Copy the lines of the data below exactly, starting at the first and stopping after the line that contains "(660,327) rectangle (732,585);"; include no pictures.

**MATERIAL PROVIDED**

_ _ _ _ _ _ _

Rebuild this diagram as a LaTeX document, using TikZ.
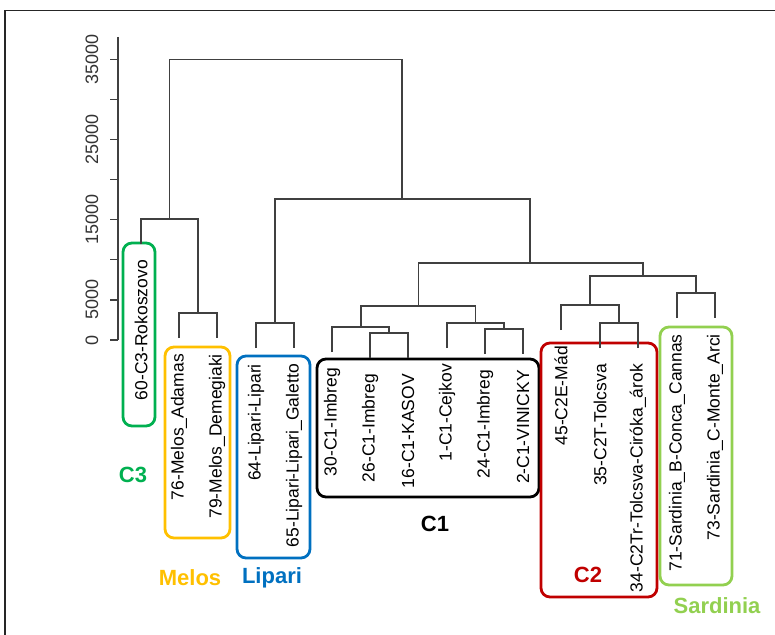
\documentclass[tikz,border=0pt]{standalone}
\usepackage{fontspec}
\setmainfont{Liberation Sans}
\usepackage{tikz}
\usetikzlibrary{calc}
\usepackage{xcolor}
\definecolor{cthree}{RGB}{0,176,80}
\definecolor{melos}{RGB}{255,192,0}
\definecolor{lipari}{RGB}{0,112,192}
\definecolor{ctwo}{RGB}{192,0,0}
\definecolor{sardinia}{RGB}{146,208,80}
\tikzset{
  tree/.style={draw=black!75,line width=1.3pt},
  leaflab/.style={rotate=90,anchor=east,inner sep=0pt,font=\fontsize{17.5}{19}\selectfont},
  axlab/.style={rotate=90,inner sep=0pt,font=\fontsize{18}{20}\selectfont,text=black!80},
  grp/.style={rounded corners=9pt,line width=2.8pt},
  grplab/.style={inner sep=0pt,font=\fontsize{22}{24}\selectfont\bfseries}
}

\begin{document}
\begin{tikzpicture}[x=1pt,y=-1pt]
\useasboundingbox (0,0) rectangle (775,634);
\draw[line width=1.4pt,black!85] (5,10.5) rectangle (790,650);

% axis
\draw[tree] (118,37) -- (118,340);
\draw[tree] (110,340) -- (118,340);
\draw[tree] (110,299.9) -- (118,299.9);
\draw[tree] (110,259.8) -- (118,259.8);
\draw[tree] (110,219.7) -- (118,219.7);
\draw[tree] (110,179.6) -- (118,179.6);
\draw[tree] (110,139.4) -- (118,139.4);
\draw[tree] (110,99.3) -- (118,99.3);
\draw[tree] (110,59.3) -- (118,59.3);
\node[axlab] (y0) at (92,340) {0};
\node[axlab] (y5) at (92,299.9) {5000};
\node[axlab] (y15) at (92,219.7) {15000};
\node[axlab] (y25) at (92,139.4) {25000};
\node[axlab] (y35) at (92,59.3) {35000};

% group boxes
\draw[grp,draw=cthree] (123,243) rectangle (155,426);
\draw[grp,draw=melos] (165,347) rectangle (230,538);
\draw[grp,draw=lipari] (237,356) rectangle (310,558);
\draw[grp,draw=black] (317,359) rectangle (539,497);
\draw[grp,draw=ctwo] (541,343) rectangle (657,597);
\draw[grp,draw=sardinia] (660,327) rectangle (732,585);

% merges
\coordinate (root) at (286,59.3);
\coordinate (left) at (169.5,219);
\coordinate (melos) at (198,313);
\coordinate (right) at (402,199);
\coordinate (lipari) at (275,323);
\coordinate (main) at (530,263);
\coordinate (cone) at (418.5,306);
\coordinate (conea) at (361,327);
\coordinate (coneaa) at (389,333);
\coordinate (coneb) at (475.5,323);
\coordinate (conebb) at (504,329);
\coordinate (csar) at (643,276);
\coordinate (ctwo) at (590,305);
\coordinate (ctwob) at (619,323);
\coordinate (sard) at (696,293);

% leaves
\coordinate (l1) at (141,244);
\coordinate (l2) at (179,338);
\coordinate (l3) at (217,338);
\coordinate (l4) at (256,348);
\coordinate (l5) at (294,348);
\coordinate (l6) at (332,352);
\coordinate (l7) at (370,358);
\coordinate (l8) at (408,358);
\coordinate (l9) at (447,348);
\coordinate (l10) at (485,354);
\coordinate (l11) at (523,354);
\coordinate (l12) at (561,330);
\coordinate (l13) at (600,348);
\coordinate (l14) at (638,348);
\coordinate (l15) at (677,318);
\coordinate (l16) at (715,318);

\draw[tree] (left) |- (root) -| (right);
\draw[tree] (l1) |- (left) -| (melos);
\draw[tree] (l2) |- (melos) -| (l3);
\draw[tree] (lipari) |- (right) -| (main);
\draw[tree] (l4) |- (lipari) -| (l5);
\draw[tree] (cone) |- (main) -| (csar);
\draw[tree] (conea) |- (cone) -| (coneb);
\draw[tree] (l6) |- (conea) -| (coneaa);
\draw[tree] (l7) |- (coneaa) -| (l8);
\draw[tree] (l9) |- (coneb) -| (conebb);
\draw[tree] (l10) |- (conebb) -| (l11);
\draw[tree] (ctwo) |- (csar) -| (sard);
\draw[tree] (l12) |- (ctwo) -| (ctwob);
\draw[tree] (l13) |- (ctwob) -| (l14);
\draw[tree] (l15) |- (sard) -| (l16);

% leaf labels
\node[leaflab] (t1) at ([yshift=-16pt]l1) {60-C3-Rokoszovo};
\node[leaflab] (t2) at ([yshift=-16pt]l2) {76-Melos\_Adamas};
\node[leaflab] (t3) at ([yshift=-16pt]l3) {79-Melos\_Demegiaki};
\node[leaflab] (t4) at ([yshift=-16pt]l4) {64-Lipari-Lipari};
\node[leaflab] (t5) at ([yshift=-16pt]l5) {65-Lipari-Lipari\_Galetto};
\node[leaflab] (t6) at ([yshift=-16pt]l6) {30-C1-Imbreg};
\node[leaflab] (t7) at ([yshift=-16pt]l7) {26-C1-Imbreg};
\node[leaflab] (t8) at ([yshift=-16pt]l8) {16-C1-KASOV};
\node[leaflab] (t9) at ([yshift=-16pt]l9) {1-C1-Cejkov};
\node[leaflab] (t10) at ([yshift=-16pt]l10) {24-C1-Imbreg};
\node[leaflab] (t11) at ([yshift=-16pt]l11) {2-C1-VINICKY};
\node[leaflab] (t12) at ([yshift=-16pt]l12) {45-C2E-Mád};
\node[leaflab] (t13) at ([yshift=-16pt]l13) {35-C2T-Tolcsva};
\node[leaflab] (t14) at ([yshift=-16pt]l14) {34-C2Tr-Tolcsva-Ciróka\_árok};
\node[leaflab] (t15) at ([yshift=-16pt]l15) {71-Sardinia\_B-Conca\_Cannas};
\node[leaflab] (t16) at ([yshift=-16pt]l16) {73-Sardinia\_C-Monte\_Arci};

% group labels
\node[grplab,text=cthree] (gC3) at (133,475) {C3};
\node[grplab,text=melos] (gMelos) at (190,578) {Melos};
\node[grplab,text=lipari] (gLipari) at (272,578) {Lipari};
\node[grplab,text=black] (gC1) at (435,524) {C1};
\node[grplab,text=ctwo] (gC2) at (588,575) {C2};
\node[grplab,text=sardinia] (gSard) at (717,606) {Sardinia};
\end{tikzpicture}
\end{document}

_ _ _ _ _ _ _

**THE COMPLETED TASK**
Rebuild this diagram as a LaTeX document, using TikZ.
\documentclass[tikz,border=0pt]{standalone}
\usepackage{fontspec}
\setmainfont{Liberation Sans}
\usepackage{tikz}
\usetikzlibrary{calc}
\usepackage{xcolor}
\definecolor{cthree}{RGB}{0,176,80}
\definecolor{melos}{RGB}{255,192,0}
\definecolor{lipari}{RGB}{0,112,192}
\definecolor{ctwo}{RGB}{192,0,0}
\definecolor{sardinia}{RGB}{146,208,80}
\tikzset{
  tree/.style={draw=black!75,line width=1.3pt},
  leaflab/.style={rotate=90,anchor=east,inner sep=0pt,font=\fontsize{17.5}{19}\selectfont},
  axlab/.style={rotate=90,inner sep=0pt,font=\fontsize{18}{20}\selectfont,text=black!80},
  grp/.style={rounded corners=9pt,line width=2.8pt},
  grplab/.style={inner sep=0pt,font=\fontsize{22}{24}\selectfont\bfseries}
}

\begin{document}
\begin{tikzpicture}[x=1pt,y=-1pt]
\useasboundingbox (0,0) rectangle (775,634);
\draw[line width=1.4pt,black!85] (5,10.5) rectangle (790,650);

% axis
\draw[tree] (118,37) -- (118,340);
\draw[tree] (110,340) -- (118,340);
\draw[tree] (110,299.9) -- (118,299.9);
\draw[tree] (110,259.8) -- (118,259.8);
\draw[tree] (110,219.7) -- (118,219.7);
\draw[tree] (110,179.6) -- (118,179.6);
\draw[tree] (110,139.4) -- (118,139.4);
\draw[tree] (110,99.3) -- (118,99.3);
\draw[tree] (110,59.3) -- (118,59.3);
\node[axlab] (y0) at (92,340) {0};
\node[axlab] (y5) at (92,299.9) {5000};
\node[axlab] (y15) at (92,219.7) {15000};
\node[axlab] (y25) at (92,139.4) {25000};
\node[axlab] (y35) at (92,59.3) {35000};

% group boxes
\draw[grp,draw=cthree] (123,243) rectangle (155,426);
\draw[grp,draw=melos] (165,347) rectangle (230,538);
\draw[grp,draw=lipari] (237,356) rectangle (310,558);
\draw[grp,draw=black] (317,359) rectangle (539,497);
\draw[grp,draw=ctwo] (541,343) rectangle (657,597);
\draw[grp,draw=sardinia] (660,327) rectangle (732,585);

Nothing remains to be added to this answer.